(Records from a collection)
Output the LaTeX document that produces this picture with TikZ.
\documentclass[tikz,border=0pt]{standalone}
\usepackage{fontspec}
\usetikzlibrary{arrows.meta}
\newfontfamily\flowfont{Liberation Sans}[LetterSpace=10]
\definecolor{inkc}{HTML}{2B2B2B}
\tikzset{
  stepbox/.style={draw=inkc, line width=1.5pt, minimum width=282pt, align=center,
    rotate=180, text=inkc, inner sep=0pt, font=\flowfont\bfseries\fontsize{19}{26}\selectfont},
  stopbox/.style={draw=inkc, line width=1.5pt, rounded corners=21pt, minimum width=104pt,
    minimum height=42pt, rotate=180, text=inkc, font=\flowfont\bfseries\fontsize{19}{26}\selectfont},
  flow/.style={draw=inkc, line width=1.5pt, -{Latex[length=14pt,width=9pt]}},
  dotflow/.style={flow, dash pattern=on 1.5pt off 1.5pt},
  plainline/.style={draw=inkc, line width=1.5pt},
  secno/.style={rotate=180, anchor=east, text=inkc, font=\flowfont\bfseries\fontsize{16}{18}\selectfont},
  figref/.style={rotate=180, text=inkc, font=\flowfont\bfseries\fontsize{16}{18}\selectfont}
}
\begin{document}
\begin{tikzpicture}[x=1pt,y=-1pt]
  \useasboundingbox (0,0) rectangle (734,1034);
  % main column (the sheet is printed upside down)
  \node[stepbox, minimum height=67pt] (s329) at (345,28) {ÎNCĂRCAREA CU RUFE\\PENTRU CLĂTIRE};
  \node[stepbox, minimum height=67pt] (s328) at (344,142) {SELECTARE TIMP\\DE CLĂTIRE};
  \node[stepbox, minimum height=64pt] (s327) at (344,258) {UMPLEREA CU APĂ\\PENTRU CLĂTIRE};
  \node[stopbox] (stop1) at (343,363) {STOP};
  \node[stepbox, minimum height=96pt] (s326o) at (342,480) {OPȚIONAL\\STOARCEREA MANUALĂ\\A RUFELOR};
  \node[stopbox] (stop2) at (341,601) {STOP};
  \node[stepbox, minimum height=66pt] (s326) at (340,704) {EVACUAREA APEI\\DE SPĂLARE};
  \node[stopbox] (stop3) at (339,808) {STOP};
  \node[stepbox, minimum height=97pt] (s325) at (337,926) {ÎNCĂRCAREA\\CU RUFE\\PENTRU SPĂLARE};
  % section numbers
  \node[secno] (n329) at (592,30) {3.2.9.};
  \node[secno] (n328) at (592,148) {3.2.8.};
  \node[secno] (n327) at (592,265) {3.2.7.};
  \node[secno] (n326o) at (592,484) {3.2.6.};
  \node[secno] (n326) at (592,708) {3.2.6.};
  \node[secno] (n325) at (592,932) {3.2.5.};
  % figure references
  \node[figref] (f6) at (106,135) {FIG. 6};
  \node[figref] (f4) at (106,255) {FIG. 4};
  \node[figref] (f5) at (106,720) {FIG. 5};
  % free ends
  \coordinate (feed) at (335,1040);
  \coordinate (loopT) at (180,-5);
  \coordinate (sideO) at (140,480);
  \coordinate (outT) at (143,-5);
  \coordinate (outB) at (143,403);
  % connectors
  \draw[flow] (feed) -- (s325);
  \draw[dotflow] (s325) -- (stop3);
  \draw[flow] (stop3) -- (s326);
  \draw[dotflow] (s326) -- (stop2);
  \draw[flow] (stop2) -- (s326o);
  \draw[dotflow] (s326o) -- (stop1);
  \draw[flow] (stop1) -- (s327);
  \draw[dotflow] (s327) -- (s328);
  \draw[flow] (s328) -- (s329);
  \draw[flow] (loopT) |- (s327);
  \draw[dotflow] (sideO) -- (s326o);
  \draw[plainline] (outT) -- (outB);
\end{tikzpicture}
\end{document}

...

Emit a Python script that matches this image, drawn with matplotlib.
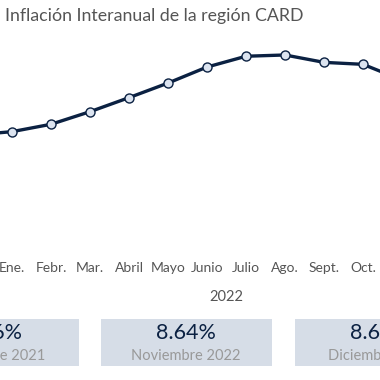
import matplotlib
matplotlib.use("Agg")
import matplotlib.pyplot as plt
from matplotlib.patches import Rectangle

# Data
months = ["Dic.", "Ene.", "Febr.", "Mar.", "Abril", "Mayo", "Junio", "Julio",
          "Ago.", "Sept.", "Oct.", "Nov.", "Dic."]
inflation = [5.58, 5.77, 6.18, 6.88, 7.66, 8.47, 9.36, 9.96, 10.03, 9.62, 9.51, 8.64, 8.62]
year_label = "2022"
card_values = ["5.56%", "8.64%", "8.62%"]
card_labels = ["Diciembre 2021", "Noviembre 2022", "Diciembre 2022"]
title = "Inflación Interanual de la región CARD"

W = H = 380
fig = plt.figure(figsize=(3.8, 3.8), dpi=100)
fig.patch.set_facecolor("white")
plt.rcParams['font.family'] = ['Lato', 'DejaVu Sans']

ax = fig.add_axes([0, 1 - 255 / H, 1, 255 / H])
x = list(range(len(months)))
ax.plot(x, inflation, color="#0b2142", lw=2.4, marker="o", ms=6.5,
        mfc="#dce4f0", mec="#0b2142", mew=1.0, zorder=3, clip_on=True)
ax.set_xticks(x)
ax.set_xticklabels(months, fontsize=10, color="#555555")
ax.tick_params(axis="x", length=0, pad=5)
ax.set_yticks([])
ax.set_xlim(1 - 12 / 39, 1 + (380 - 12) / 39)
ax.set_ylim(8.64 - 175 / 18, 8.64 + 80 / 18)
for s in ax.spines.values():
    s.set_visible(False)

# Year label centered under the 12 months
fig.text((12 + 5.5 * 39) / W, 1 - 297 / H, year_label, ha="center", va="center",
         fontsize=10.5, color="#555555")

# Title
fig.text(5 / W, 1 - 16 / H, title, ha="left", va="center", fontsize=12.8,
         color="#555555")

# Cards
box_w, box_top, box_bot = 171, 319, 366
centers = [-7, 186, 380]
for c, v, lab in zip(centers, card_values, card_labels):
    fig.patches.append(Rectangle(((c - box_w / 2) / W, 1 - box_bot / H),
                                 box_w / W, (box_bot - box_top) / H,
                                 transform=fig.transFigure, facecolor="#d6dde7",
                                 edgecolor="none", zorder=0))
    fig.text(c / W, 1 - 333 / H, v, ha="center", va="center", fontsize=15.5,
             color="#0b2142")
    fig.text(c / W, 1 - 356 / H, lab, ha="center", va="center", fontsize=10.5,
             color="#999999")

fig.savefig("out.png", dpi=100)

--

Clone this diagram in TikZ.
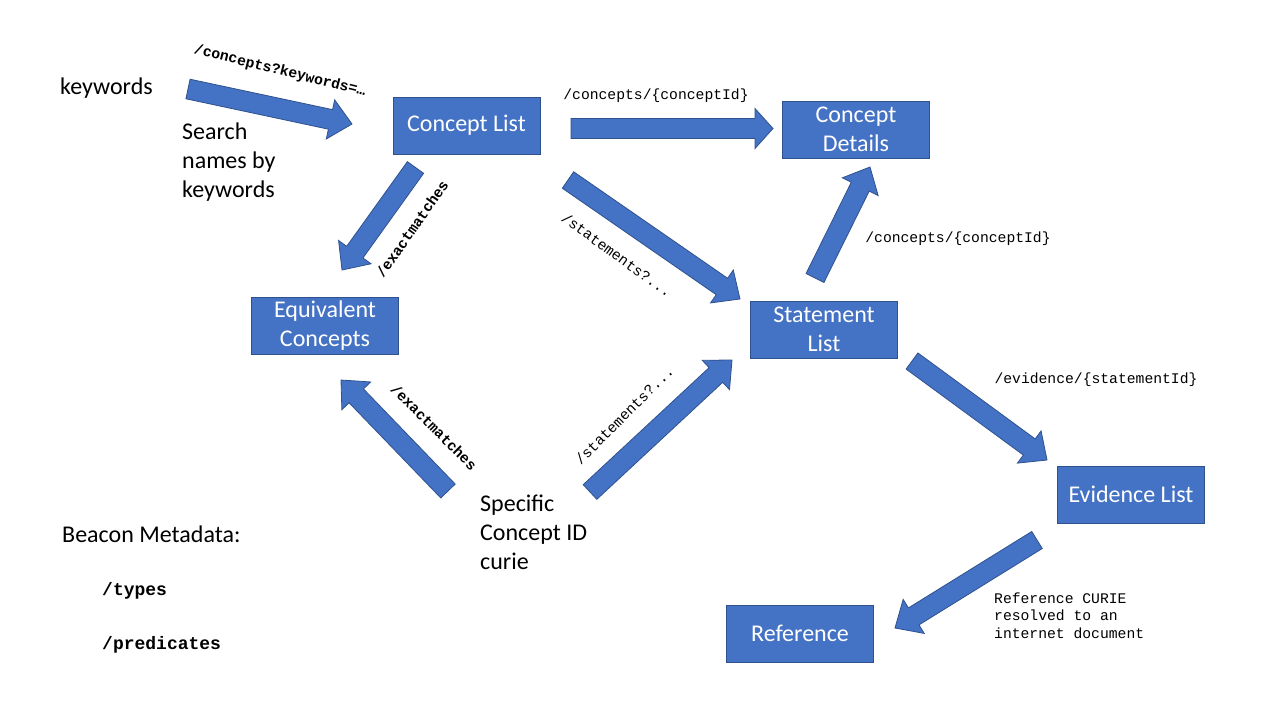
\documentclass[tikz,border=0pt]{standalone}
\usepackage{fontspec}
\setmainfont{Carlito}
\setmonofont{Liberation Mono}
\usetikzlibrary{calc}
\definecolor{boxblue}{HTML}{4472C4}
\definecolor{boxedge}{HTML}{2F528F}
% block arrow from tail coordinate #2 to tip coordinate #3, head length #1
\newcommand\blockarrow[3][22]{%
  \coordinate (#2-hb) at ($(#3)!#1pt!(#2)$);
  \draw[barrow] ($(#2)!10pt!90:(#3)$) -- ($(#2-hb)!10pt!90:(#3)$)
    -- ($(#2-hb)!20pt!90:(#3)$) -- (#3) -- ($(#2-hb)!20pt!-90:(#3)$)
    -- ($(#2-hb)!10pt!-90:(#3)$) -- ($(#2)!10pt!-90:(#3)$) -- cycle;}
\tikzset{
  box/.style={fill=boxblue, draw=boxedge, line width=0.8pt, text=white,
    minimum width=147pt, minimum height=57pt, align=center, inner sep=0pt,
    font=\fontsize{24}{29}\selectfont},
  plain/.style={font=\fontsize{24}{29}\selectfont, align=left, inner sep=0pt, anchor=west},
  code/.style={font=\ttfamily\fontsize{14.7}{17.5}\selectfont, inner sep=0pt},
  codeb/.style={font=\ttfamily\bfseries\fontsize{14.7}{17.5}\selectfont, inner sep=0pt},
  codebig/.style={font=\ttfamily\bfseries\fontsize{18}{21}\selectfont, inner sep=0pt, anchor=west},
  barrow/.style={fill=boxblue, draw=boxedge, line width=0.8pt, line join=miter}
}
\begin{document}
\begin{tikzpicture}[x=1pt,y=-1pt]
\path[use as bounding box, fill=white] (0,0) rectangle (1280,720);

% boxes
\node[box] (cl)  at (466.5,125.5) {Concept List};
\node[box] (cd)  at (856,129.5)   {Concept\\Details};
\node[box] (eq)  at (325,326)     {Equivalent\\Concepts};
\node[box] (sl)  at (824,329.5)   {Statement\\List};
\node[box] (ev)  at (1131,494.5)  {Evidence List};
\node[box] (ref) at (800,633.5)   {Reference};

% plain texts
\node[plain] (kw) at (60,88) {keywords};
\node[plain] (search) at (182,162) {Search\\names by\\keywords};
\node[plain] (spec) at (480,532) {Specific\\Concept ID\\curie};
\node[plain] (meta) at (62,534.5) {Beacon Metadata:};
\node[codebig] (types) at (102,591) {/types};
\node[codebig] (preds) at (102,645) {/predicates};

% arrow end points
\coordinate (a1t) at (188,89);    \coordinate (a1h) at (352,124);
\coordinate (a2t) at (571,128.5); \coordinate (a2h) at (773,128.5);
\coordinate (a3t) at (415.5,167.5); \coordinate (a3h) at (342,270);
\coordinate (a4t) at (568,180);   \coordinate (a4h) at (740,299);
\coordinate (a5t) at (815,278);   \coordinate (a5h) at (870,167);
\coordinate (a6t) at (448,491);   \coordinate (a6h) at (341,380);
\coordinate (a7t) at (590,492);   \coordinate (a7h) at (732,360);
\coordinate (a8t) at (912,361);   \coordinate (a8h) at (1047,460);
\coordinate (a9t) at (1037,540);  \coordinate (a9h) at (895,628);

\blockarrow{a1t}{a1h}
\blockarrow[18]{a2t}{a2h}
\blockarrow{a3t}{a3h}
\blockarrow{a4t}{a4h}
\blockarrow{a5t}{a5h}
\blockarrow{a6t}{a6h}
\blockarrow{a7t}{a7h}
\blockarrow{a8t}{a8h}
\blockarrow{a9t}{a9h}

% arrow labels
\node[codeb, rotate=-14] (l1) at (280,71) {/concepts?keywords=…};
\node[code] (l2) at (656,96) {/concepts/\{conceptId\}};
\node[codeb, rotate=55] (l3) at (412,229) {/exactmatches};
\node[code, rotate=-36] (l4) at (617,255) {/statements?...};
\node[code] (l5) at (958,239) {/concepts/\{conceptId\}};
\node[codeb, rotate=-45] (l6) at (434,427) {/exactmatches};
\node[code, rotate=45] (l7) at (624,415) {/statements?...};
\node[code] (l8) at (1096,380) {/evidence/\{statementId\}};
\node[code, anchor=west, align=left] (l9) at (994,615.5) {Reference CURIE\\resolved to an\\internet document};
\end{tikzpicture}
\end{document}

> TASK PROMPT
Reproduce exactly, and only, the lines from the one containing "Emit a Python" through the one containing "from matplotlib.patches import Rectangle", including both; leave out any pictures.

> FULL OUTPUT
Emit a Python script that matches this image, drawn with matplotlib.
import matplotlib
matplotlib.use("Agg")
import matplotlib.pyplot as plt
from matplotlib.patches import Rectangle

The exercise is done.